Tax-dodging crackdown ‘could end hunger by 2025’

By Phoebe Cooke

Impoverished countries could eliminate poverty by 2025 if they received back just a quarter of the money currently lost to tax-dodging multinational companies, according to the Enough Food IF campaign.

The IF campaign warned there is 'a grave danger' that any tax-dodging deal will leave out poor countries, despite this weekend's summit on tax, trade and transparency.
The weekend meeting is being hosted by prime minister David Cameron two days before the G8 summit in Northern Ireland, where G8 representatives will attempt to lay the foundations towards a bold new tax reform deal.

IF spokesperson, Melanie Ward, said: "Tax dodging is immoral and indefensible wherever it takes place, but in the poorest states in the world it has a particularly high human cost.

"To allow billions to be drained out of poor countries and into tax havens, while millions of people still go hungry is scandalous.

"The pervasive corporate secrecy supplied by tax havens is at the root of the problem."

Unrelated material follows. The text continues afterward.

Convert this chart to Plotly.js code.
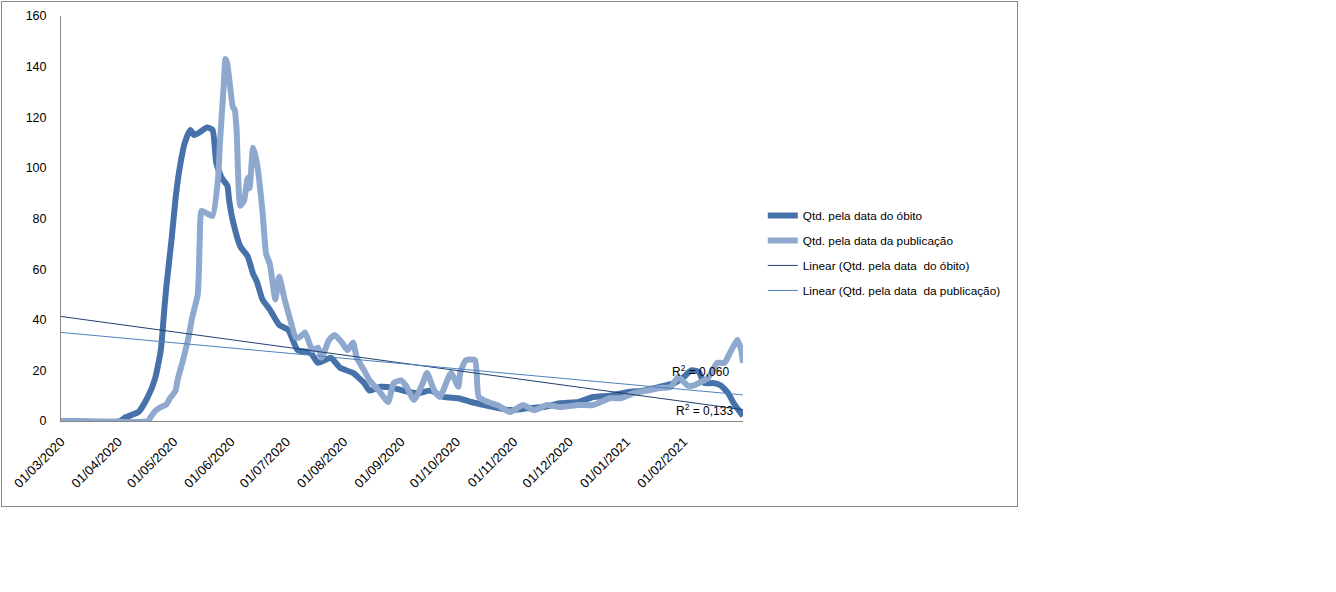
<!DOCTYPE html>
<html>
<head>
<meta charset="utf-8">
<script src="https://cdn.plot.ly/plotly-3.0.1.min.js"></script>
<style>
  body { margin: 0; background: #fff; }
  #frame { position: absolute; left: 1px; top: 1px; width: 1015px; height: 504px; border: 1px solid #868686; overflow: hidden; }
  #chart { width: 1100px; height: 504px; }
</style>
</head>
<body>
<div id="frame"><div id="chart"></div></div>
<script>
// Qtd. pela data do óbito
const obitoDates = [
  '2020-03-01', '2020-04-02', '2020-04-05', '2020-04-12', '2020-04-17', '2020-04-21', '2020-04-24',
  '2020-04-26', '2020-04-27', '2020-04-30', '2020-05-02', '2020-05-04', '2020-05-07', '2020-05-10',
  '2020-05-12', '2020-05-15', '2020-05-19', '2020-05-22', '2020-05-24', '2020-05-27', '2020-05-30',
  '2020-05-31', '2020-06-02', '2020-06-06', '2020-06-10', '2020-06-13', '2020-06-15', '2020-06-18',
  '2020-06-22', '2020-06-27', '2020-07-02', '2020-07-07', '2020-07-14', '2020-07-18', '2020-07-25',
  '2020-07-30', '2020-08-06', '2020-08-12', '2020-08-15', '2020-08-21', '2020-08-28', '2020-09-02',
  '2020-09-10', '2020-09-17', '2020-09-24', '2020-10-02', '2020-10-09', '2020-10-16', '2020-10-21',
  '2020-10-30', '2020-11-08', '2020-11-17', '2020-11-26', '2020-12-06', '2020-12-14', '2020-12-23',
  '2021-01-02', '2021-01-10', '2021-01-19', '2021-01-27', '2021-02-01', '2021-02-05', '2021-02-09',
  '2021-02-12', '2021-02-17', '2021-02-21', '2021-02-25', '2021-02-28', '2021-03-04', '2021-03-05'
];
const obitoValues = [
  0, 0, 1.5, 3.6, 9.5, 17, 28,
  45, 53, 73, 88, 99, 110, 115,
  113, 114, 116, 115, 102, 96, 93,
  87, 79, 69, 65, 58, 55, 48,
  44, 38, 36, 28, 27, 23, 25,
  21, 19, 15, 12, 13.5, 13, 12,
  11, 12, 9.5, 9, 7.5, 6.3, 5.5,
  4.3, 5, 5.5, 7, 7.5, 9.5, 10,
  11.5, 12, 13.5, 15, 17.4, 20, 19.5,
  15, 15, 14, 11, 7, 3, 2
];

// Qtd. pela data da publicação
const pubDates = [
  '2020-03-01', '2020-04-17', '2020-04-18', '2020-04-21', '2020-04-24', '2020-04-27', '2020-04-29',
  '2020-05-02', '2020-05-03', '2020-05-06', '2020-05-09', '2020-05-11', '2020-05-14', '2020-05-15',
  '2020-05-16', '2020-05-19', '2020-05-22', '2020-05-25', '2020-05-26', '2020-05-28', '2020-05-29',
  '2020-05-30', '2020-06-02', '2020-06-03', '2020-06-04', '2020-06-06', '2020-06-08', '2020-06-10',
  '2020-06-11', '2020-06-13', '2020-06-15', '2020-06-18', '2020-06-20', '2020-06-22', '2020-06-25',
  '2020-06-27', '2020-06-30', '2020-07-03', '2020-07-06', '2020-07-08', '2020-07-11', '2020-07-15',
  '2020-07-18', '2020-07-20', '2020-07-24', '2020-07-27', '2020-07-31', '2020-08-03', '2020-08-06',
  '2020-08-08', '2020-08-12', '2020-08-15', '2020-08-20', '2020-08-25', '2020-08-28', '2020-09-01',
  '2020-09-04', '2020-09-08', '2020-09-13', '2020-09-15', '2020-09-19', '2020-09-22', '2020-09-28',
  '2020-10-02', '2020-10-03', '2020-10-06', '2020-10-11', '2020-10-13', '2020-10-18', '2020-10-23',
  '2020-10-30', '2020-11-06', '2020-11-12', '2020-11-19', '2020-11-26', '2020-12-06', '2020-12-14',
  '2020-12-23', '2020-12-29', '2021-01-05', '2021-01-12', '2021-01-19', '2021-01-25', '2021-01-29',
  '2021-02-03', '2021-02-06', '2021-02-14', '2021-02-19', '2021-02-23', '2021-02-26', '2021-03-02',
  '2021-03-04', '2021-03-05'
];
const pubValues = [
  0, 0, 1, 4, 5.5, 6.5, 9,
  12, 16, 24, 33, 41, 50, 70,
  83, 82, 81, 96, 110, 132, 143,
  141, 124, 123, 115, 85, 87, 96,
  92, 108, 102, 83, 66, 62, 48,
  57, 48, 40, 33, 33, 35, 28,
  29, 25, 32, 34, 31, 28, 31,
  25, 20, 16, 12, 7.5, 15, 16,
  13.5, 8.3, 15.4, 19, 12, 9.5, 19,
  13.5, 19, 24, 24, 9.5, 7.5, 6.3,
  3.6, 6.3, 4.3, 6.3, 5.5, 6.3, 6.3,
  9, 9, 11, 12, 13, 13.5, 17.4,
  14, 14, 17, 23, 23, 27, 32,
  28, 23
];

// Linhas de tendência (extremos)
const trendDates = ['2020-03-01', '2021-03-05'];
const trendObito = [41.3, 4.5];
const trendPub = [35, 10.3];
const r2Labels = ['R<sup>2</sup> = 0,060', 'R<sup>2</sup> = 0,133'];

// Marcas do eixo X: primeiro dia de cada mês
const monthTicks = [
  '2020-03-01', '2020-04-01', '2020-05-01', '2020-06-01', '2020-07-01', '2020-08-01',
  '2020-09-01', '2020-10-01', '2020-11-01', '2020-12-01', '2021-01-01', '2021-02-01'
];

const FONT = "'Liberation Sans', Arial, sans-serif";

const traces = [
  {
    type: 'scatter', mode: 'lines', name: 'Qtd. pela data do óbito',
    x: obitoDates, y: obitoValues, legendgroup: 'a',
    line: { color: '#4672A9', width: 6, shape: 'spline', smoothing: 0.5 },
  },
  {
    type: 'scatter', mode: 'lines', name: 'Qtd. pela data da publicação',
    x: pubDates, y: pubValues, legendgroup: 'b',
    line: { color: '#8FA9CE', width: 6, shape: 'spline', smoothing: 0.5 },
  },
  {
    type: 'scatter', mode: 'lines', name: 'Linear (Qtd. pela data  do óbito)',
    x: trendDates, y: trendObito, legendgroup: 'c',
    line: { color: '#1F3F6E', width: 1 },
  },
  {
    type: 'scatter', mode: 'lines', name: 'Linear (Qtd. pela data  da publicação)',
    x: trendDates, y: trendPub, legendgroup: 'd',
    line: { color: '#4F81BD', width: 1 },
  },
];

const layout = {
  width: 1100, height: 504,
  paper_bgcolor: '#fff', plot_bgcolor: '#fff',
  font: { family: FONT, size: 12, color: '#000' },
  margin: { l: 59, r: 359, t: 14, b: 85 },
  showlegend: true,
  legend: {
    x: 1.029, y: 0.415, xanchor: 'left', yanchor: 'middle',
    font: { family: FONT, size: 11.8, color: '#000' },
    traceorder: 'grouped', tracegroupgap: 6,
    bgcolor: 'rgba(0,0,0,0)',
  },
  xaxis: {
    type: 'date',
    range: ['2020-03-01', '2021-03-05'],
    tickmode: 'array', tickvals: monthTicks, tickformat: '%d/%m/%Y',
    tickangle: -45, ticks: '', showgrid: false, zeroline: false,
    showline: true, linecolor: '#868686', linewidth: 1,
    ticklabelstandoff: 7,
    tickfont: { family: FONT, size: 13, color: '#000' },
  },
  yaxis: {
    range: [0, 160], dtick: 20, ticks: '', showgrid: false, zeroline: false,
    showline: true, linecolor: '#868686', linewidth: 1,
    ticklabelstandoff: 11,
    tickfont: { family: FONT, size: 12.5, color: '#000' },
  },
  annotations: [
    { x: '2021-02-10', y: 19.8, xref: 'x', yref: 'y', text: r2Labels[0], showarrow: false,
      font: { family: FONT, size: 12, color: '#000' } },
    { x: '2021-02-12', y: 4.4, xref: 'x', yref: 'y', text: r2Labels[1], showarrow: false,
      font: { family: FONT, size: 12, color: '#000' } },
  ],
};

Plotly.newPlot('chart', traces, layout, { displayModeBar: false, staticPlot: true });
</script>
</body>
</html>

Ward added that the prime minister has "a once in a lifetime opportunity to help secure an end to tax dodging in poor countries in the coming days as he hosts the world’s richest club: the G8".

She urged the prime minister to act urgently, warning Cameron to deliver a deal that works for the world's poorest, as well as its richest countries.

"We are in grave danger of a G8 deal which leaves poor countries out in the cold, and which fails to demolish the walls of secrecy provided by tax havens and phantom firms," Ward warned.

To highlight their cause, IF campaigners are opening 'The Isle of Shady', a pop-up tropical tax haven on London's South Bank later today. The Isle comes complete with shady businessmen, giant palm trees, and a treasure chest.